Fortalecido e retemperado pela fé adquirida aos pés da Santa, D. Luís prosseguiu para o Rio de Janeiro, mas antes de o fazer, dispensou os pilotos que trouxe da Bahia, substituindo-os por outros, certamente capixabas, da terra de Araribóia, do grande chefe indígena que também partindo das águas e terras espírito-santenses, tanto heroísmo demonstrou na libertação do Rio de Janeiro quando do domínio francês.

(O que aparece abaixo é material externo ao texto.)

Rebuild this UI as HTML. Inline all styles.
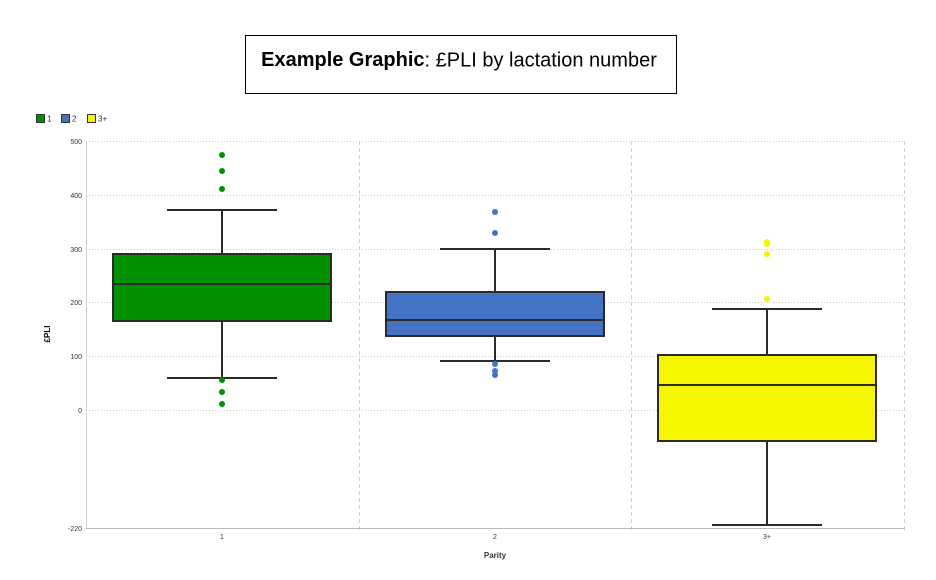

Após a passagem de Luís de Céspedes pelo Convento da Penha, em Vitória, o gráfico de seus padecimentos que havia atingido a ápices elevadíssimos, começa a decrescer, e, à sua chegada no Rio de Janeiro, no dia 4 de fevereiro de 1628 foi recebido cortês e afetuosamente pelo governador Martim Corrêa de Sá — tão cortesmente que, do Rio de Janeiro prosseguiu casado com uma filha de Gonçalo Corrêa de Sá, sobrinho do citado governador.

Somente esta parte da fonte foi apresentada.